Civil War Photo: Civil War, via images.nationalgeographic.org

Exton's innovation was deceptively simple: a small, dense cracker that used minimal ingredients but maximum technique. By controlling moisture content and baking temperature, he created something that could last indefinitely without spoiling, yet still dissolve pleasantly in liquid. The round shape wasn't aesthetic — it was engineering, providing maximum surface area for even baking while minimizing breakage during transport.

The Oyster House Connection That Changed Everything

The military contract made Exton successful, but it was peacetime that made his crackers legendary. As Civil War veterans returned home, many carried memories of those reliable little crackers that had sustained them through the war's darkest moments. But the real breakthrough came when Exton started selling to oyster houses.

In the 1870s, oyster bars were America's fast food. These rough-and-tumble establishments served fresh shellfish to working-class customers who needed cheap, filling meals. The problem was presentation — raw oysters on their own looked sparse on a plate, and customers wanted something to stretch their dollar.
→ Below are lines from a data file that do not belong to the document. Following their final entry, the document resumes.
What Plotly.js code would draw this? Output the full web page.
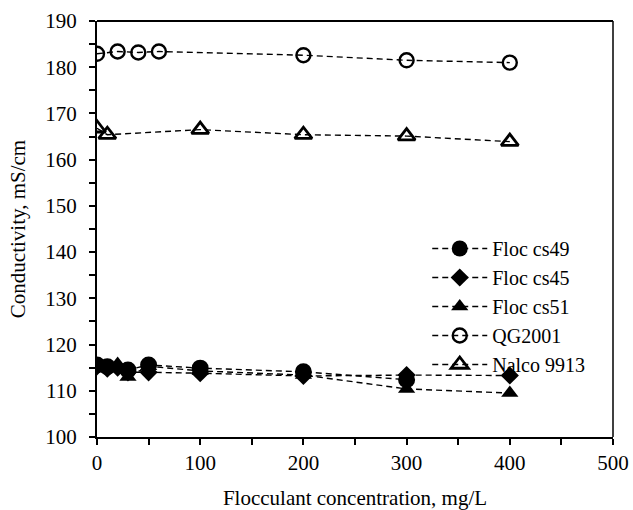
<!DOCTYPE html>
<html>
<head>
<meta charset="utf-8">
<script src="https://cdn.plot.ly/plotly-3.0.1.min.js"></script>
<style>html,body{margin:0;padding:0;background:#fff;}#chart{width:633px;height:510px;}</style>
</head>
<body>
<div id="chart"></div>
<script>
const seriesNames = ["Floc cs49", "Floc cs45", "Floc cs51", "QG2001", "Nalco 9913"];

const xCs49 = [0, 10, 30, 50, 100, 200, 300];
const yCs49 = [115.6, 115.2, 114.5, 115.6, 114.9, 114.1, 112.4];

const xCs45 = [0, 10, 20, 30, 50, 100, 200, 300, 400];
const yCs45 = [115.3, 114.8, 115.0, 114.0, 114.0, 113.8, 113.2, 113.4, 113.3];

const xCs51 = [0, 10, 20, 30, 50, 100, 200, 300, 400];
const yCs51 = [115.5, 115.0, 115.8, 113.0, 115.3, 114.3, 113.4, 110.4, 109.5];

const xQG = [0, 20, 40, 60, 200, 300, 400];
const yQG = [182.9, 183.4, 183.2, 183.4, 182.6, 181.5, 181.0];

const xNalco = [0, 10, 100, 200, 300, 400];
const yNalco = [166.8, 165.4, 166.5, 165.4, 165.1, 163.9];

const xTickVals = [0, 100, 200, 300, 400, 500];
const yTickVals = [100, 110, 120, 130, 140, 150, 160, 170, 180, 190];

const dash = '6px,4px';
const lineStyle = {color: '#000', width: 1.4, dash: dash};

const traces = [
  {x: xCs49, y: yCs49, name: seriesNames[0], mode: 'lines+markers', line: lineStyle,
   marker: {symbol: 'circle', size: 17, color: '#000'}},
  {x: xCs45, y: yCs45, name: seriesNames[1], mode: 'lines+markers', line: lineStyle,
   marker: {symbol: 'diamond', size: 14, color: '#000'}},
  {x: xCs51, y: yCs51, name: seriesNames[2], mode: 'lines+markers', line: lineStyle,
   marker: {symbol: 'triangle-up', size: 15, color: '#000'}},
  {x: xQG, y: yQG, name: seriesNames[3], mode: 'lines+markers', line: lineStyle,
   marker: {symbol: 'circle-open', size: 14, color: '#000', line: {width: 2.4, color: '#000'}}},
  {x: xNalco, y: yNalco, name: seriesNames[4], mode: 'lines+markers', line: lineStyle,
   marker: {symbol: 'triangle-up-open', size: 15, color: '#000', line: {width: 2.8, color: '#000'}}}
];

const font = {family: '"Liberation Serif", "Times New Roman", serif', color: '#000', size: 20};

const layout = {
  width: 633, height: 510,
  margin: {l: 97, r: 20, t: 21, b: 73},
  paper_bgcolor: '#fff', plot_bgcolor: '#fff',
  font: font,
  showlegend: true,
  legend: {x: 0.64, y: 0.5, xanchor: 'left', yanchor: 'top', bgcolor: 'rgba(0,0,0,0)',
           font: {family: font.family, size: 20, color: '#000'}, tracegroupgap: 0, itemwidth: 55},
  xaxis: {
    range: [0, 500], tickvals: xTickVals, ticks: 'outside', ticklen: 6, tickwidth: 2, tickcolor: '#000',
    showline: true, linewidth: 2, linecolor: '#000', showgrid: false, zeroline: false,
    minor: {dtick: 50, ticks: 'outside', ticklen: 6, tickwidth: 2, tickcolor: '#000', showgrid: false},
    tickfont: {size: 21}, title: {text: 'Flocculant concentration, mg/L', font: {size: 21}, standoff: 16}
  },
  yaxis: {
    range: [100, 190], tickvals: yTickVals, ticks: 'outside', ticklen: 6, tickwidth: 2, tickcolor: '#000',
    showline: true, linewidth: 2, linecolor: '#000', showgrid: false, zeroline: false, ticklabelstandoff: 8,
    minor: {dtick: 5, ticks: 'outside', ticklen: 6, tickwidth: 2, tickcolor: '#000', showgrid: false},
    tickfont: {size: 21}, title: {text: 'Conductivity, mS/cm', font: {size: 21}, standoff: 14}
  },
  shapes: [
    {type: 'line', xref: 'paper', yref: 'paper', x0: 0, x1: 1, y0: 1, y1: 1, line: {color: '#000', width: 2}},
    {type: 'line', xref: 'paper', yref: 'paper', x0: 1, x1: 1, y0: 0, y1: 1, line: {color: '#000', width: 1.5}}
  ]
};

Plotly.newPlot('chart', traces, layout, {staticPlot: true, displayModeBar: false});
</script>
</body>
</html>
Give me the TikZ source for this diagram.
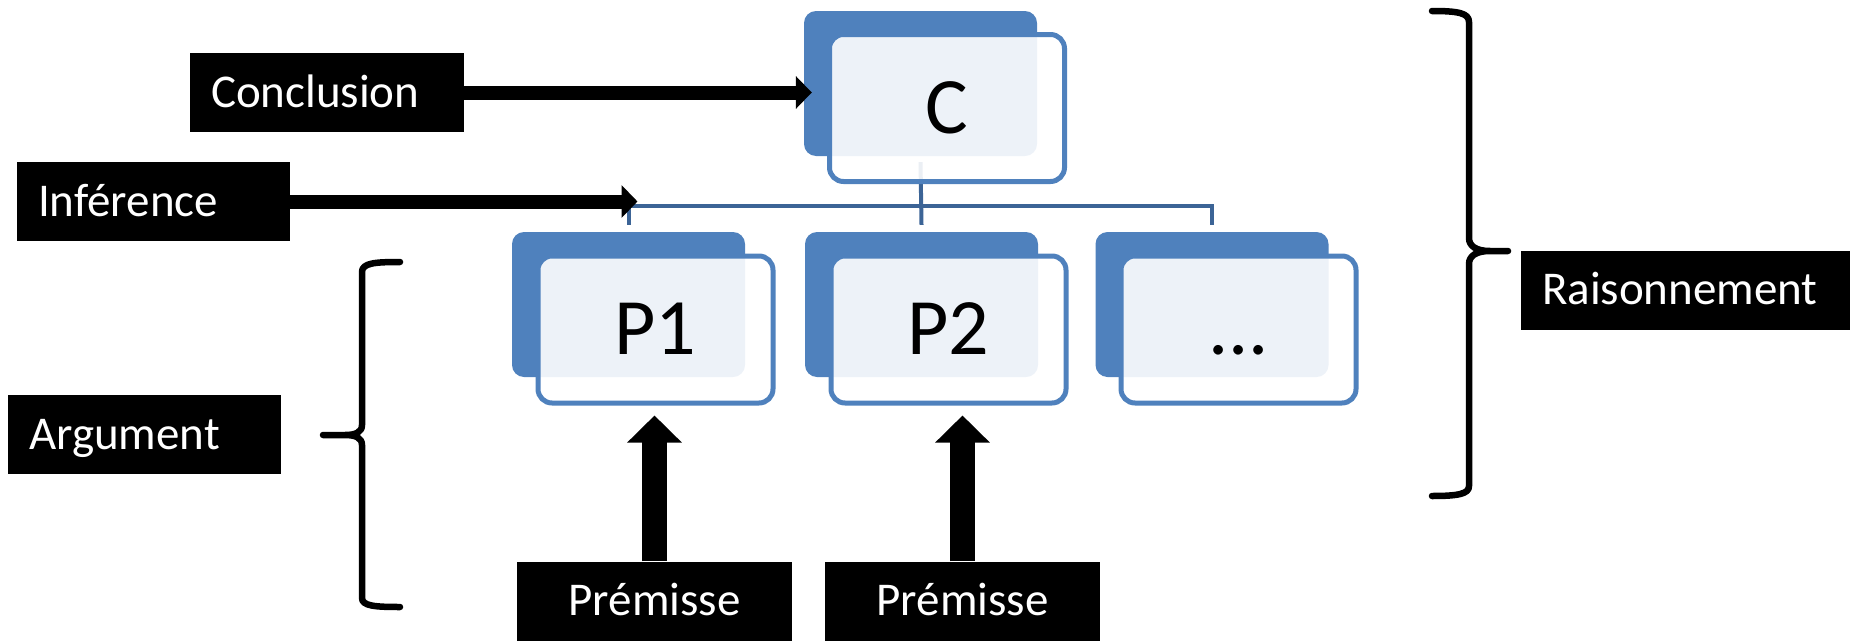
\documentclass[tikz,border=0pt]{standalone}
\usepackage{fontspec}
\setmainfont{Carlito}
\usetikzlibrary{arrows.meta,calc}
\definecolor{acc}{RGB}{79,129,189}
\definecolor{connc}{RGB}{60,100,150}
\pgfdeclarelayer{bg}
\pgfsetlayers{bg,main}
\begin{document}
\begin{tikzpicture}[x=1pt,y=-1pt,
  back/.style={rectangle, fill=acc, rounded corners=12pt, minimum width=233pt, minimum height=145pt, inner sep=0pt},
  front/.style={rectangle, draw=acc, line width=5pt, fill=white, fill opacity=0.9, text opacity=1, rounded corners=14pt, minimum width=235pt, minimum height=147pt, inner sep=0pt, font=\fontsize{80}{96}\selectfont, text height=50.6pt, text depth=0pt},
  lbl/.style={rectangle, fill=black, text=white, inner xsep=21pt, inner ysep=0pt, minimum height=79pt, font=\fontsize{47}{56}\selectfont, text height=29.7pt, text depth=0pt, align=left},
  conn/.style={draw=connc, line width=4pt},
  blkh/.style={line width=14pt, -{Triangle[width=32pt,length=16pt]}},
  blkv/.style={line width=25pt, -{Triangle[width=53pt,length=27pt]}},
  brace/.style={line width=6.5pt, line cap=round, line join=round}]
\useasboundingbox (0,0) rectangle (1850,640);

% boxes
\node[back] (cb) at (920.5,83.5) {};
\node[front] (cf) at (947,108) {C};
\node[back] (p1b) at (628.5,304.5) {};
\node[front] (p1f) at (655.5,329.5) {P1};
\node[back] (p2b) at (921.5,304.5) {};
\node[front] (p2f) at (948.5,329.5) {P2};
\node[back] (db) at (1212,304.5) {};
\node[front] (df) at (1238.5,329.5) {...};

% connectors under boxes
\begin{pgfonlayer}{bg}
\coordinate (bus) at (921,206);
\draw[conn] ($(p1b.north)+(0,-7)$) |- (bus) -| ($(db.north)+(0,-7)$);
\draw[conn] ($(cb.south)+(0,6)$) -- ($(p2b.north)+(0,-7)$);
\end{pgfonlayer}

% labels
\node[lbl, text width=232pt] (concl) at (327,92.5) {Conclusion};
\node[lbl, text width=231pt] (inf) at (153.5,201.5) {Inférence};
\node[lbl, text width=231pt] (arg) at (144.5,434.5) {Argument};
\node[lbl, text width=287pt] (rais) at (1685.5,290) {Raisonnement};
\node[lbl, text width=233pt, align=center] (pr1) at (654.5,601) {Prémisse};
\node[lbl, text width=233pt, align=center] (pr2) at (962.5,601) {Prémisse};

% arrows
\draw[blkh] (concl.east) -- ($(cb.west |- concl.east)+(8,0)$);
\draw[blkh] (inf.east) -- ($(p1b.north |- inf.east)+(9,0)$);
\coordinate (t1) at ($(p1f.south)+(0,10)$);
\coordinate (t2) at ($(p2f.south)+(0,10)$);
\draw[blkv] (pr1.north) -- (pr1.north |- t1);
\draw[blkv] (pr2.north) -- (pr2.north |- t2);

% braces
\draw[brace] (400,262) .. controls (375,262) and (362,263) .. (362,272) -- (362,425)
  .. controls (362,432) and (356,435) .. (345,435) -- (323,435) -- (345,435)
  .. controls (356,435) and (362,438) .. (362,445) -- (362,598)
  .. controls (362,606) and (375,607) .. (400,607);
\draw[brace] (1432,11) .. controls (1458,11) and (1469,13) .. (1469,22) -- (1469,238)
  .. controls (1469,246) and (1476,251) .. (1490,251) -- (1508,251) -- (1490,251)
  .. controls (1476,251) and (1469,256) .. (1469,264) -- (1469,486)
  .. controls (1469,494) and (1458,496) .. (1432,496);
\end{tikzpicture}
\end{document}
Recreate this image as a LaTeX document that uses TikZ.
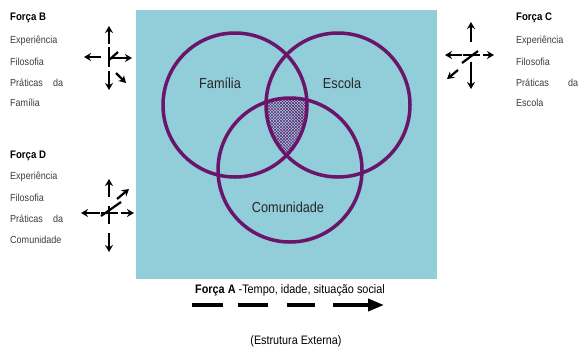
\documentclass[tikz,border=0pt]{standalone}
\usepackage{fontspec}
\setmainfont{Liberation Sans}[FakeStretch=0.88]
\usetikzlibrary{arrows.meta,patterns}
\definecolor{bg}{RGB}{146,205,218}
\definecolor{vpurple}{RGB}{106,20,106}
\definecolor{txtgray}{RGB}{60,60,60}
\tikzset{
  arr/.style={line width=2.2bp,-{Stealth[length=7bp,width=8bp]}},
  bar/.style={line width=2.2bp},
  vcirc/.style={draw=vpurple,line width=3.5bp},
  body/.style={anchor=west,inner sep=0pt,text=txtgray,font=\fontsize{10.3}{12}\selectfont},
  ttl/.style={anchor=west,inner sep=0pt,font=\bfseries\fontsize{11}{13}\selectfont},
  vlabel/.style={inner sep=0pt,text=black!85,font=\fontsize{14.5}{16}\selectfont},
  dashseg/.style={line width=3.6bp},
}
\begin{document}
\begin{tikzpicture}[x=1bp,y=-1bp]
\useasboundingbox (0,0) rectangle (580,351);
% background rectangle
\fill[bg] (136,10) rectangle (437,279);
% hatched intersection
\begin{scope}
  \clip (235,105) circle[radius=72bp];
  \clip (338,105) circle[radius=72bp];
  \fill[pattern=north east lines,pattern color=vpurple] (290,170) circle[radius=72bp];
  \fill[pattern=north west lines,pattern color=vpurple] (290,170) circle[radius=72bp];
\end{scope}
% circles
\draw[vcirc] (235,105) circle[radius=72bp];
\draw[vcirc] (338,105) circle[radius=72bp];
\draw[vcirc] (290,170) circle[radius=72bp];
\node[vlabel] (fam) at (220,83) {Família};
\node[vlabel] (esc) at (342,83) {Escola};
\node[vlabel] (com) at (288,207) {Comunidade};

% Forca B
\node[ttl] (fb) at (10,18) {Força B};
\node[body] (fb1) at (10,41) {Experiência};
\node[body] (fb2) at (10,62) {Filosofia};
\node[body] (fb3) at (10,83) {\makebox[53bp][s]{Práticas\hfill da}};
\node[body] (fb4) at (10,103) {Família};
% Forca D
\node[ttl] (fd) at (10,156) {Força D};
\node[body] (fd1) at (10,177) {Experiência};
\node[body] (fd2) at (10,198) {Filosofia};
\node[body] (fd3) at (10,219) {\makebox[53bp][s]{Práticas\hfill da}};
\node[body] (fd4) at (10,240) {Comunidade};
% Forca C
\node[ttl] (fc) at (516,18) {Força C};
\node[body] (fc1) at (516,41) {Experiência};
\node[body] (fc2) at (516,62) {Filosofia};
\node[body] (fc3) at (516,83) {\makebox[62bp][s]{Práticas\hfill da}};
\node[body] (fc4) at (516,103) {Escola};

% Cross B
\draw[arr] (109,44) -- (109,26);
\draw[bar] (109,47) -- (109,67);
\draw[arr] (101,57) -- (84,57);
\draw[bar] (109,60) -- (118,52);
\draw[arr] (110,58) -- (132,58);
\draw[arr] (109,71) -- (109,90);
\draw[arr] (116,73) -- (126,83);

% Cross C
\draw[arr] (471,42) -- (471,22);
\draw[arr] (462,55) -- (445,55);
\draw[bar] (463,55) -- (480,55);
\draw[bar] (462,63) -- (478,51);
\draw[arr] (483,55) -- (494,55);
\draw[arr] (471,62) -- (471,89);
\draw[arr] (458,70) -- (447,79);

% Cross D
\draw[arr] (109,197) -- (109,179);
\draw[arr] (117,199) -- (129,189);
\draw[arr] (100,213) -- (81,213);
\draw[bar] (101,213) -- (118,213);
\draw[bar] (109,206) -- (109,224);
\draw[bar] (101,216) -- (121,202);
\draw[arr] (121,213) -- (134,213);
\draw[arr] (109,233) -- (109,252);

% Forca A
\node[inner sep=0pt,font=\fontsize{12.4}{14}\selectfont] (fa) at (290,290) {\textbf{Força A} -Tempo, idade, situação social};
\coordinate (d1a) at (192,305); \coordinate (d1b) at (223,305);
\coordinate (d2a) at (238,305); \coordinate (d2b) at (268,305);
\coordinate (d3a) at (287,305); \coordinate (d3b) at (315,305);
\coordinate (d4a) at (333,305); \coordinate (d4b) at (384,305);
\draw[dashseg] (d1a) -- (d1b);
\draw[dashseg] (d2a) -- (d2b);
\draw[dashseg] (d3a) -- (d3b);
\draw[dashseg,-{Triangle[length=16bp,width=12bp]}] (d4a) -- (d4b);
\node[inner sep=0pt,font=\fontsize{12.3}{14}\selectfont] (ext) at (296,341) {(Estrutura Externa)};
\end{tikzpicture}
\end{document}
Exton's crackers proved perfect. They absorbed the briny oyster liquor, added substance to the meal, and cost almost nothing to serve. More importantly, they didn't compete with the oysters' flavor — they enhanced it. Within a few years, every oyster house from Boston to San Francisco was serving Exton's crackers alongside their shellfish.

How Soup Stole the Show

The transition from oyster houses to soup bowls happened gradually, then suddenly. As oyster bars declined in the early 1900s — victim to pollution concerns and changing tastes — the crackers found new purpose in America's growing restaurant industry.

Soup was becoming a menu staple, but restaurants faced the same problem oyster houses had: how to make a liquid meal feel substantial without breaking the budget. Oyster crackers provided the answer. They were cheap, stored indefinitely, and transformed any thin soup into something that felt like a complete meal.

The real genius was in the serving method. Instead of mixing crackers into soup, restaurants began serving them on the side in small bowls or packets. This let customers control their own experience while creating the illusion of added value. A bowl of tomato soup suddenly came with "complimentary crackers" — making diners feel they were getting something extra for free.

The Campbell's Revolution

Oyster crackers might have remained a regional curiosity if not for the rise of canned soup. When Campbell's began marketing condensed soups to home cooks in the 1920s, they faced a perception problem: soup from a can didn't feel like "real" cooking to many housewives.

The solution was brilliant marketing psychology. Campbell's began featuring oyster crackers in their advertisements, showing proper ladies serving soup with a small dish of crackers on the side. The message was clear: this wasn't just opening a can, it was creating a complete dining experience.

The strategy worked so well that oyster crackers became permanently associated with soup in the American mind. By the 1950s, no soup course was complete without them, whether at a white-tablecloth restaurant or a truck stop diner.

The Invisible Conquest

Today, oyster crackers represent one of food marketing's most successful disappearing acts. They're everywhere — in restaurant baskets, vending machines, grocery stores — yet most people couldn't tell you where they came from or why they exist.

This invisibility is actually their greatest triumph. Oyster crackers became so embedded in American dining culture that questioning their presence would be like questioning why forks have four tines. They simply are, as fundamental to the soup experience as the bowl itself.

The next time you're mechanically crushing oyster crackers into your chowder, remember: you're participating in a ritual that began with Civil War rations and oyster bar economics. Sometimes the most ordinary things have the most extraordinary journeys — they just hide in plain sight, floating quietly in your soup bowl.